Toyota surmounts ‘runaway car’ case


LOS ANGELES: A US jury recently cleared Toyota of liability for a 2009 fatal accident involving unintended acceleration, in what the Japanese carmaker hopes is a bellwether verdict for similar cases.

Toyota, which still faces dozens of US lawsuits alleging that defects caused cars to accelerate without their drivers wanting them to, welcomed the ruling after a two-month trial in Los Angeles.

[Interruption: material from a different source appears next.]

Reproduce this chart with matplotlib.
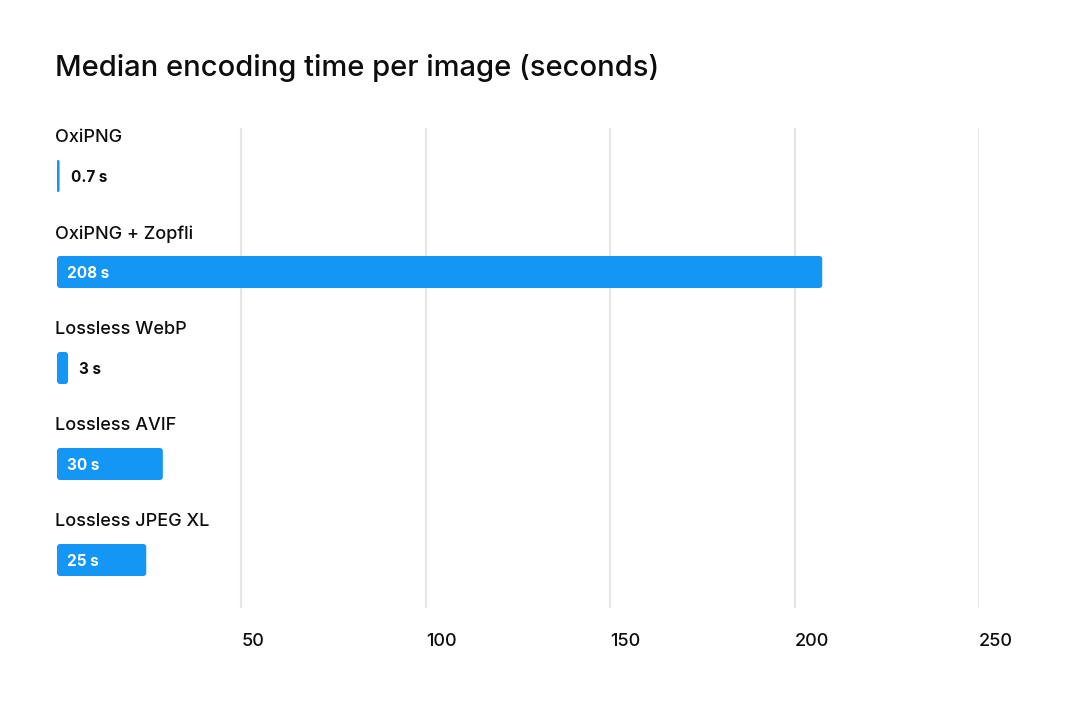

Noriko Uno died on August 28, 2009, after her 2006 Camry collided with another vehicle and then lost control at speeds of up to 145 kph, before slamming into a tree. In the LA trial, the first in a series of consolidated cases, the 66-year-old Uno’s family argued that Toyota failed to include a brake-override system that would have prevented the crash.

But the LA Superior Court jury ruled in favor of the Japanese carmaker, whose lawyers argued that Uno had simply put her foot on the gas pedal instead of the brake.

US Toyota spokesman Carly Schaffner said the company was “gratified” by the jury’s decision that the design of the car “did not contribute to this unfortunate accident.”

The verdict affirmed “the same conclusion we reached after more than three years of careful investigation—that there was nothing wrong with the vehicle at issue in this case.”

“As an important bellwether in these consolidated state proceedings, we believe this verdict sets a significant benchmark by helping further confirm that Toyota vehicles are safe with or without brake override,” Schaffner said.

Lawyers for Uno’s family had asked for $20 million in damages from Toyota.

While the jury cleared Toyota of any liability, it awarded the victim’s family $10 million in damages from Olga Belo, the driver of a Lexus who ran a stop light and struck Uno’s Camry, causing it to swerve and lose control.

Toyota lawyer Vincent Galvin told the jury during the trial; “This is a case of simple driver error—pedal misapplication. This accident was not caused by the vehicle. It was caused by the driver.”

He also claimed that Uno was hypoglycemic, distracted by the first crash and short in stature—all factors he said that could potentially cause misuse of the brake and gas pedals.

But Garo Mardirossian, lawyer for Uno’s family, said she was in no way impaired at the time of the crash.

“Her health was not an issue,” the attorney said. “Her health had nothing to do with her driving.”